At the other end of the scale, you have the hard sloggers. Guys and girls who push themselves onstage even when everything around them is a barely perceptible blur of chaos and stress. Nobody could fault them for taking a time out – but they go do what they do regardless.
Jon Gomm is definitely the latter. Although the 250-odd people crammed into Komedia had no doubt been waiting for this show with baited breath, it could very well have been cancelled, and understandably so. A number of Gomm’s recent tour stops have had to be missed due to family emergencies – and although only the most selfish asshole could begrudge a performer the right to skip a show and prioritise those closest to them, this guy took the stage anyway.
Fair play.
At the very least, you’d expect that kind of cognitive dissonance to show through in a musician’s performance. Again, not the case with Jon Gomm. From his opening improvised guitar-and-vocal warmup through to the spellbinding performance of Passionflower that every guitar fan with an internet connection can probably visualise in HD by now, Jon Gomm was absolutely on fire at Komedia.

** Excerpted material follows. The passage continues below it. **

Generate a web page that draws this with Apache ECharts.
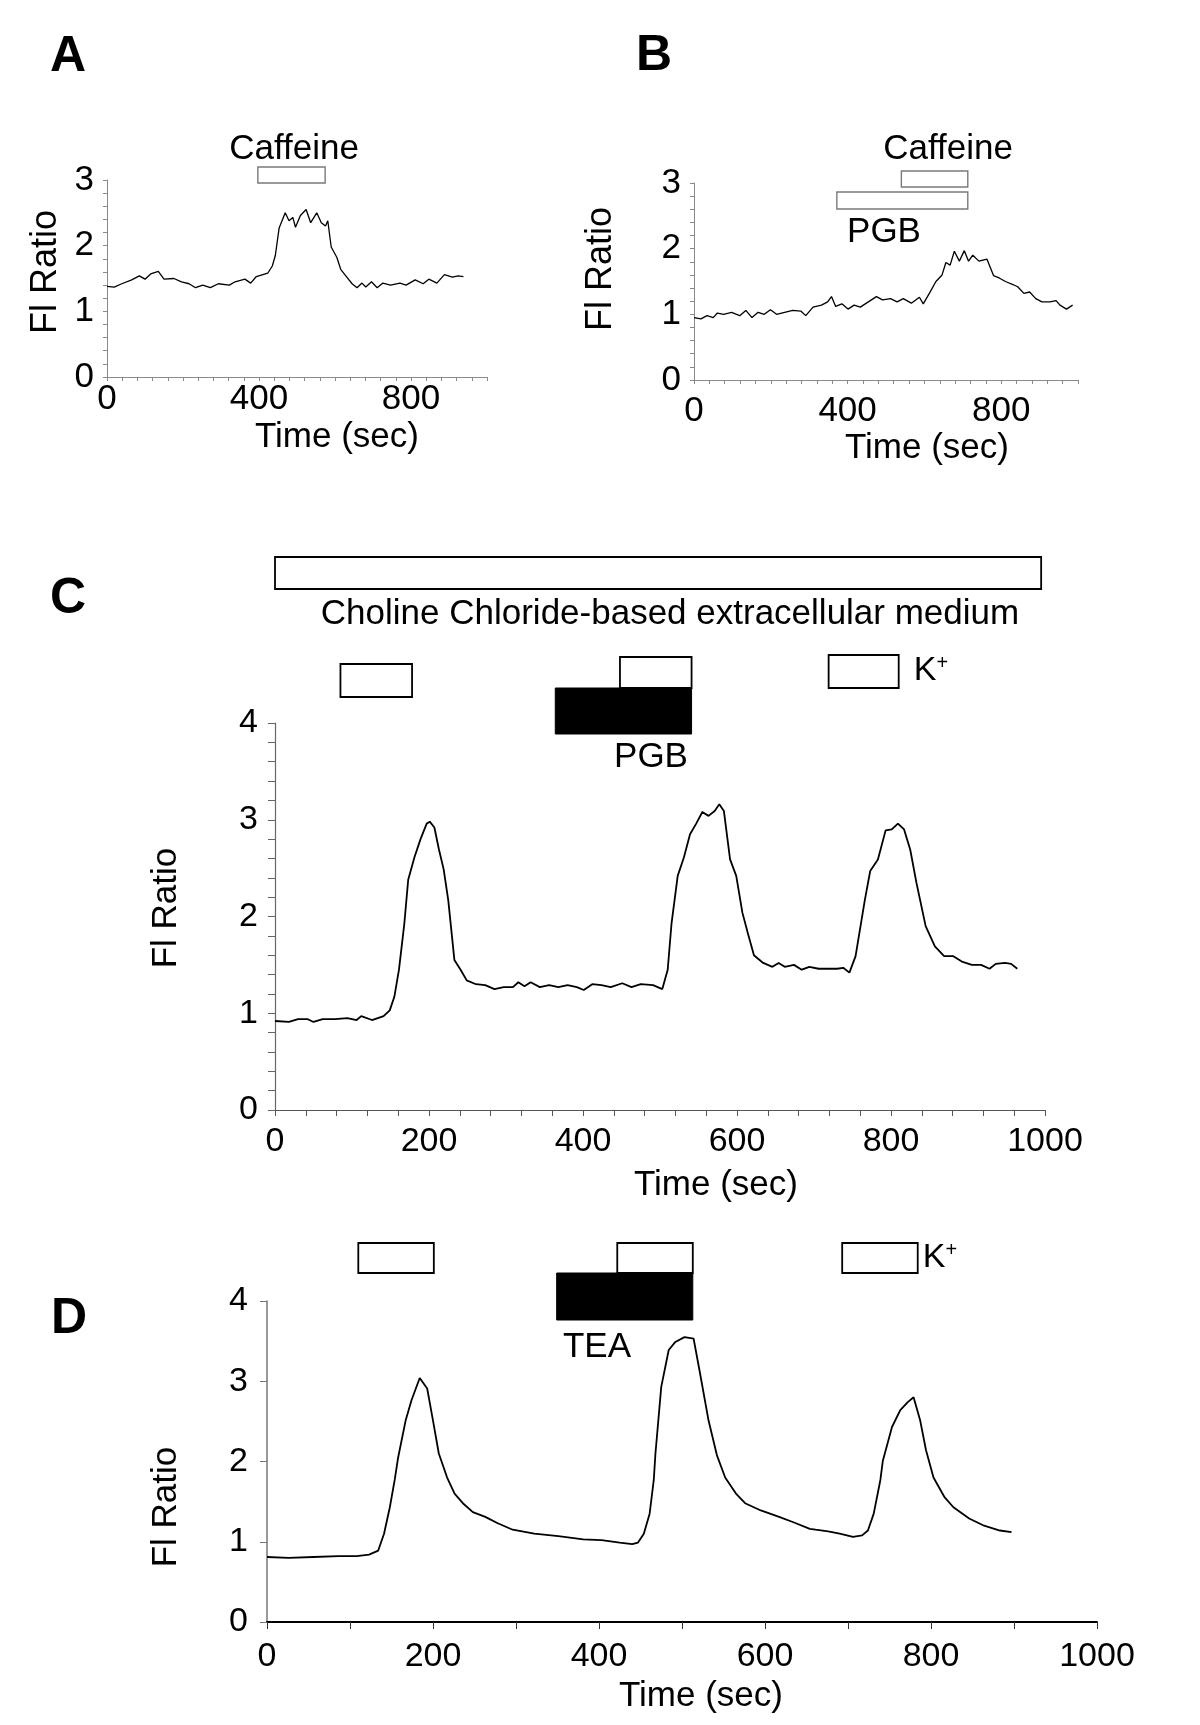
<!DOCTYPE html>
<html>
<head>
<meta charset="utf-8">
<script src="https://cdn.jsdelivr.net/npm/echarts/dist/echarts.min.js"></script>
<style>
  html, body { margin: 0; padding: 0; background: #fff; }
  #chart { width: 1200px; height: 1725px; }
</style>
</head>
<body>
<div id="chart"></div>
<script>
// ---------------- DATA ----------------
// Panel A: caffeine
const A_time  = [0,19,39,65,85,100,115,135,150,176,196,216,233,252,272,293,322,337,363,378,393,423,435,443,453,469,479,489,496,509,524,536,552,564,575,581,590,605,615,630,645,658,671,681,696,711,726,746,771,787,811,832,847,868,888,909,924,938];
const A_ratio = [1.38,1.37,1.42,1.48,1.54,1.49,1.57,1.61,1.49,1.50,1.45,1.42,1.36,1.40,1.36,1.42,1.40,1.45,1.49,1.43,1.53,1.58,1.69,1.85,2.27,2.50,2.38,2.43,2.28,2.46,2.55,2.35,2.50,2.35,2.30,2.38,1.98,1.82,1.64,1.53,1.42,1.36,1.43,1.37,1.45,1.36,1.43,1.40,1.43,1.40,1.48,1.42,1.49,1.43,1.56,1.52,1.54,1.53];
const A_caffeine = [397, 574];

// Panel B: PGB then caffeine
const B_time  = [0,18,34,50,61,77,98,119,135,151,167,183,199,215,236,257,278,291,310,332,348,358,369,385,401,417,433,454,475,491,512,529,545,566,587,597,614,630,646,656,667,678,691,704,715,726,742,763,780,796,811,832,843,859,874,890,906,927,943,953,970,986];
const B_ratio = [0.95,0.93,0.98,0.95,1.02,1.00,1.03,0.98,1.06,0.95,1.03,1.00,1.07,1.00,1.03,1.06,1.05,0.98,1.11,1.14,1.19,1.27,1.12,1.16,1.08,1.14,1.11,1.19,1.27,1.22,1.24,1.19,1.24,1.17,1.26,1.16,1.33,1.50,1.60,1.79,1.75,1.96,1.81,1.97,1.81,1.90,1.81,1.84,1.59,1.55,1.50,1.45,1.42,1.32,1.34,1.24,1.19,1.19,1.21,1.14,1.08,1.14];
const B_caffeine = [540, 713];
const B_pgb      = [372, 713];

// Panel C: K+ in choline chloride medium, PGB
const C_time  = [0,18,30,42,50,62,78,94,106,112,126,141,149,155,161,168,173,181,189,197,201,207,213,219,225,233,241,249,261,273,285,297,309,316,324,332,344,356,368,380,392,401,412,424,436,451,463,475,491,503,510,515,523,531,539,547,555,563,571,577,583,591,599,607,614,622,634,646,654,662,674,684,694,706,718,730,738,746,754,766,773,783,793,801,809,817,825,833,845,857,869,881,893,905,917,928,936,948,956,964];
const C_ratio = [0.92,0.91,0.94,0.94,0.91,0.94,0.94,0.95,0.93,0.97,0.93,0.97,1.03,1.17,1.45,1.93,2.38,2.61,2.80,2.96,2.98,2.92,2.69,2.49,2.17,1.55,1.45,1.34,1.30,1.29,1.25,1.27,1.27,1.32,1.28,1.32,1.27,1.29,1.27,1.29,1.27,1.24,1.30,1.29,1.27,1.31,1.27,1.30,1.29,1.25,1.45,1.93,2.42,2.61,2.85,2.96,3.08,3.04,3.09,3.16,3.09,2.59,2.42,2.04,1.83,1.60,1.52,1.48,1.52,1.48,1.50,1.45,1.48,1.46,1.46,1.46,1.47,1.42,1.59,2.17,2.47,2.59,2.89,2.90,2.96,2.90,2.69,2.35,1.90,1.69,1.59,1.59,1.53,1.50,1.50,1.46,1.51,1.52,1.51,1.46];
const C_choline = [0, 995];
const C_kplus   = [[85, 178], [448, 541], [719, 810]];
const C_pgb     = [364, 541];

// Panel D: K+ with TEA
const D_time  = [0,26,56,86,108,123,134,141,148,154,158,167,174,184,193,200,207,217,226,237,248,263,278,296,322,351,381,403,425,440,447,454,461,466,468,475,484,492,503,514,521,532,542,552,565,576,595,617,635,654,661,676,690,706,717,724,731,739,742,753,763,772,779,787,794,803,816,827,846,864,883,897];
const D_ratio = [0.81,0.80,0.81,0.82,0.82,0.84,0.89,1.10,1.43,1.78,2.05,2.51,2.76,3.04,2.91,2.51,2.10,1.80,1.60,1.47,1.37,1.31,1.23,1.15,1.10,1.07,1.03,1.02,0.99,0.97,0.99,1.10,1.35,1.77,2.10,2.93,3.39,3.49,3.55,3.53,3.14,2.51,2.08,1.80,1.60,1.48,1.39,1.31,1.24,1.16,1.15,1.13,1.10,1.06,1.08,1.14,1.35,1.77,2.01,2.43,2.64,2.74,2.80,2.51,2.14,1.80,1.56,1.43,1.29,1.20,1.14,1.12];
const D_kplus = [[110, 201], [422, 513], [693, 784]];
const D_tea   = [349, 513];

// Tick label settings
const A_xLabelEvery = 400, C_xLabelEvery = 200, D_xLabelEvery = 200;

// ---------------- CHART ----------------
const FONT = "'Liberation Sans', Arial, sans-serif";
const zip = (t, v) => t.map((x, i) => [x, v[i]]);
const isInt = v => Math.abs(v - Math.round(v)) < 1e-6;

const chart = echarts.init(document.getElementById('chart'), null, { renderer: 'canvas' });

const grids = [
  { left: 107, top: 180, width: 380, height: 197 },   // A
  { left: 694, top: 183, width: 384, height: 197 },   // B
  { left: 275, top: 723, width: 770, height: 387 },   // C
  { left: 267, top: 1301, width: 830, height: 321 }   // D
];

function xAxis(gi, interval, labelEvery, opts) {
  return {
    type: 'value', gridIndex: gi, min: 0, max: 1000, interval: interval,
    axisLine: { show: true, lineStyle: { color: opts.lineColor, width: opts.lineWidth } },
    axisTick: { show: true, length: opts.tickLen, lineStyle: { color: opts.tickColor || opts.lineColor, width: 1 } },
    axisLabel: {
      fontSize: opts.fontSize, fontFamily: FONT, color: '#000', margin: opts.margin,
      formatter: v => (Math.round(v) % labelEvery === 0 ? String(Math.round(v)) : '')
    },
    splitLine: { show: false }
  };
}
function yAxis(gi, max, interval, opts) {
  return {
    type: 'value', gridIndex: gi, min: 0, max: max, interval: interval,
    axisLine: { show: true, lineStyle: { color: opts.lineColor, width: opts.lineWidth } },
    axisTick: { show: true, length: opts.tickLen, lineStyle: { color: opts.lineColor, width: 1 } },
    axisLabel: {
      fontSize: opts.fontSize, fontFamily: FONT, color: '#000', margin: opts.margin,
      formatter: v => (isInt(v) ? String(Math.round(v)) : '')
    },
    splitLine: { show: false }
  };
}

function traceSeries(gi, t, v, width) {
  return {
    type: 'line', xAxisIndex: gi, yAxisIndex: gi, data: zip(t, v),
    showSymbol: false, symbol: 'none', smooth: false, animation: false,
    lineStyle: { color: '#000', width: width }, silent: true
  };
}

// boxes: spans in time units; layout = vertical pixel offsets relative to the grid's top edge
function boxSeries(gi, spans, layout) {
  return {
    type: 'custom', xAxisIndex: gi, yAxisIndex: gi, animation: false, silent: true, clip: false,
    encode: { x: [0, 1] },
    data: spans,
    renderItem: function (params, api) {
      const L = layout[params.dataIndex];
      const x0 = api.coord([api.value(0), 0])[0];
      const x1 = api.coord([api.value(1), 0])[0];
      const top = params.coordSys.y;
      return {
        type: 'rect',
        shape: { x: x0, y: top + L.y0, width: x1 - x0, height: L.y1 - L.y0 },
        style: { fill: L.fill, stroke: L.stroke, lineWidth: L.lw }
      };
    }
  };
}

const thinAxisX = { lineColor: '#8a8a8a', lineWidth: 1, tickLen: 4, fontSize: 35, margin: 5 };
const thinAxisXB = { lineColor: '#8a8a8a', lineWidth: 1, tickLen: 4, fontSize: 35, margin: 14 };
const thinAxisY = { lineColor: '#8a8a8a', lineWidth: 1, tickLen: 4, fontSize: 35, margin: 13 };
const cAxisX = { lineColor: '#555', lineWidth: 1.2, tickLen: 6, fontSize: 34, margin: 15 };
const cAxisY = { lineColor: '#666', lineWidth: 1.2, tickLen: 7, fontSize: 34, margin: 17 };
const dAxisX = { lineColor: '#000', lineWidth: 2, tickLen: 7, tickColor: '#333', fontSize: 34, margin: 18 };
const dAxisY = { lineColor: '#777', lineWidth: 1.5, tickLen: 7, fontSize: 34, margin: 19 };

const openGrey = { fill: '#fff', stroke: '#7a7a7a', lw: 1.4 };
const openBlack = { fill: '#fff', stroke: '#000', lw: 1.8 };
const solidBlack = { fill: '#000', stroke: '#000', lw: 1 };

function txt(text, x, y, size, extra) {
  return Object.assign({
    type: 'text', x: x, y: y, silent: true,
    style: { text: text, font: size + 'px ' + FONT, fill: '#000', align: 'center', verticalAlign: 'middle' }
  }, extra || {});
}
function bold(text, x, y, size) {
  return {
    type: 'text', x: x, y: y, silent: true,
    style: { text: text, font: 'bold ' + size + 'px ' + FONT, fill: '#000', align: 'center', verticalAlign: 'middle' }
  };
}
function vtxt(text, x, y, size) {
  return {
    type: 'text', x: x, y: y, rotation: Math.PI / 2, silent: true,
    style: { text: text, font: size + 'px ' + FONT, fill: '#000', align: 'center', verticalAlign: 'middle' }
  };
}
function kplus(x, y) {
  return {
    type: 'text', x: x, y: y, silent: true,
    style: {
      text: '{k|K}{s|+}', align: 'center', verticalAlign: 'middle',
      rich: {
        k: { fontSize: 34, fontFamily: FONT, fill: '#000', color: '#000', lineHeight: 36 },
        s: { fontSize: 20, fontFamily: FONT, fill: '#000', color: '#000', verticalAlign: 'top', lineHeight: 36, padding: [0, 0, 14, 0] }
      }
    }
  };
}

const option = {
  backgroundColor: '#fff',
  animation: false,
  grid: grids,
  xAxis: [
    xAxis(0, 40, A_xLabelEvery, thinAxisX),
    xAxis(1, 40, A_xLabelEvery, thinAxisXB),
    xAxis(2, 40, C_xLabelEvery, cAxisX),
    xAxis(3, 100, D_xLabelEvery, dAxisX)
  ],
  yAxis: [
    yAxis(0, 3, 0.2, thinAxisY),
    yAxis(1, 3, 0.2, thinAxisY),
    yAxis(2, 4, 0.2, cAxisY),
    yAxis(3, 4, 1, dAxisY)
  ],
  series: [
    traceSeries(0, A_time, A_ratio, 1.3),
    traceSeries(1, B_time, B_ratio, 1.3),
    traceSeries(2, C_time, C_ratio, 1.8),
    traceSeries(3, D_time, D_ratio, 1.8),
    boxSeries(0, [A_caffeine], [Object.assign({ y0: -13, y1: 3 }, openGrey)]),
    boxSeries(1, [B_caffeine, B_pgb], [
      Object.assign({ y0: -12, y1: 4 }, openGrey),
      Object.assign({ y0: 9, y1: 26 }, openGrey)
    ]),
    boxSeries(2, [C_choline], [Object.assign({ y0: -166, y1: -134 }, openBlack)]),
    boxSeries(2, [C_pgb], [Object.assign({ y0: -35, y1: 11 }, solidBlack)]),
    boxSeries(2, C_kplus, [
      Object.assign({ y0: -59, y1: -26 }, openBlack),
      Object.assign({ y0: -66, y1: -35 }, openBlack),
      Object.assign({ y0: -68, y1: -35 }, openBlack)
    ]),
    boxSeries(3, [D_tea], [Object.assign({ y0: -28, y1: 19 }, solidBlack)]),
    boxSeries(3, D_kplus, [
      Object.assign({ y0: -58, y1: -28 }, openBlack),
      Object.assign({ y0: -58, y1: -28 }, openBlack),
      Object.assign({ y0: -58, y1: -28 }, openBlack)
    ])
  ],
  graphic: [
    bold('A', 68, 57, 50),
    bold('B', 654, 56, 50),
    bold('C', 68, 599, 50),
    bold('D', 69, 1319, 50),
    // A
    txt('Caffeine', 294, 149, 35),
    vtxt('Fl Ratio', 46, 272, 36),
    txt('Time (sec)', 337, 437, 35),
    // B
    txt('Caffeine', 948, 149, 35),
    txt('PGB', 884, 232, 35),
    vtxt('Fl Ratio', 601, 269, 36),
    txt('Time (sec)', 927, 448, 35),
    // C
    txt('Choline Chloride-based extracellular medium', 670, 614, 35),
    kplus(931, 671),
    txt('PGB', 651, 757, 35),
    vtxt('Fl Ratio', 166, 908, 35),
    txt('Time (sec)', 716, 1185, 35),
    // D
    kplus(940, 1258),
    txt('TEA', 597, 1347, 35),
    vtxt('Fl Ratio', 166, 1507, 35),
    txt('Time (sec)', 701, 1696, 35)
  ]
};
chart.setOption(option);
</script>
</body>
</html>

Gomm’s heart-under-fire set lasted for a good couple of hours, taking in ten-minute odd-meter prog epics (Everything); the dark vibes of Telepathy; an ode to forbidden mosher/chav love (Gloria); Gomm’s “…emergency disco song,” (a cover of Chaka Khan’s Ain’t Nobody); the pinkie-finger-slaughtering Wukan Motorcycle Kid; a love song for hideous deep-sea monster fish; and a full step-by-step masterclass in percussive guitar, before climaxing in a totally unplugged singalong version of Bob Marley’s classic Wait in Vain. To be honest, I suspect the tap water at the bar was spiked with hallucinogenics, none of this really happened, and we all actually spent that time slumped in front of a 4K screen running a CGI demonstration of what the T-1000’s cousins may be able to do with a guitar in the future. Exactly how one human being can do what Jon Gomm does is beyond me.
Whether you fancy seeing if you can decipher every legato line, slap, pop, body hit, and rasgueado stroke, or you just want to sit back for a while and be blown away by a hurricane of musical virtuosity, I can’t recommend Jon Gomm’s live shows enough. From the potpourri of techniques on display to the guy’s warm and personable onstage presence to the simple grit required to even get onstage under certain circumstances, rest assured that everything Komedia witnessed was faultlessly world-class.